Highlights of Sight Unseen Offsite at New York design week
New York 2014: Dezeen style editor Dan Howarth picks his top five designers and studios not to miss at New York's Sight Unseen Offsite exhibition, which opens today.
Coinciding with New York's festival of design this week, the Sight Unseen Offsite exhibition will showcase products by local and international designers at 200 Lafayette Street in Manhattan.
Designers Dylan Davis and Jean Lee, founders of US atelier Ladies and Gentleman studio, are showing lighting pieces with pendants in mismatched materials including copper and coloured glass.
The Shapeup pendants hang at different heights from a single cord that zigzags up and down from the ceiling, sometimes interspersed with weights.
Brooklyn studio Moving Mountains is displaying simple designs including the wooden A-Framed Mirror, painted bright orange on the back, and a pair of lamps with engineered marble bases and slender powder-coated steel stems.
Both Aspect lamps have pivoting conical shades, but the floor lamp has a straight stand while the desk version curves over.
The 1980s Memphis style revival we spotted in Milan last month has been transported across the Atlantic, and can be seen in Swedish designer Jenny Nordberg's series of clocks made from blocky geometric forms and patterned with speckles.
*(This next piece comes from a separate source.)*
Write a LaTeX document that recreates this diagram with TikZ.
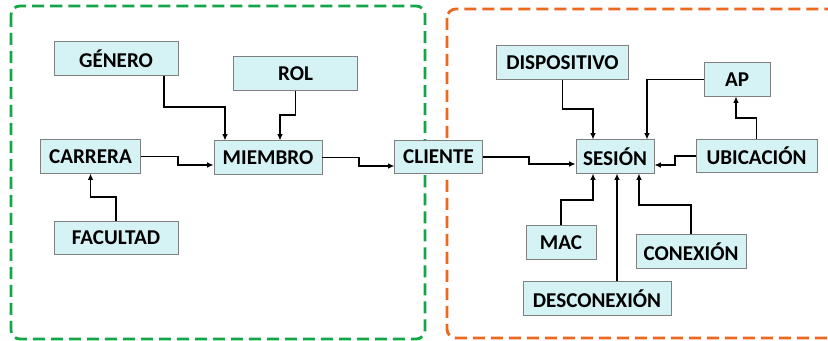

One of the timekeeping devices – which are from her Omkompositioner collection – incorporates candle sticks, while another has an egg-shaped element balanced on top.
Following a recent flurry of new wallpaper designs, Brooklyn-based Calico Wallpaper has created a collection of gradated designs that blend cool and warm tones, titled Aurora. The effects were developed by suspending mineral pigments in liquid then transferring them to linen fabric by hand.
Finally, the monochrome Neo Laminati pieces by New York collective Kelly Behun Studio will be difficult to miss. Bold black and white stripes are digitally printed onto seating and tables formed from perpendicular and 45-degree-angled planes. The designers took influence from a variety of 20th century design movements – including Memphis, again.
The design fair is organised by online magazine Sight Unseen, founded by design journalists Jill Singer and Monica Khemsurov who set up the NoHo Design District that took place for the previous three years as an alternative to the International Contemporary Furniture Fair (ICFF). Sight Unseen Offsite continues until 20 May.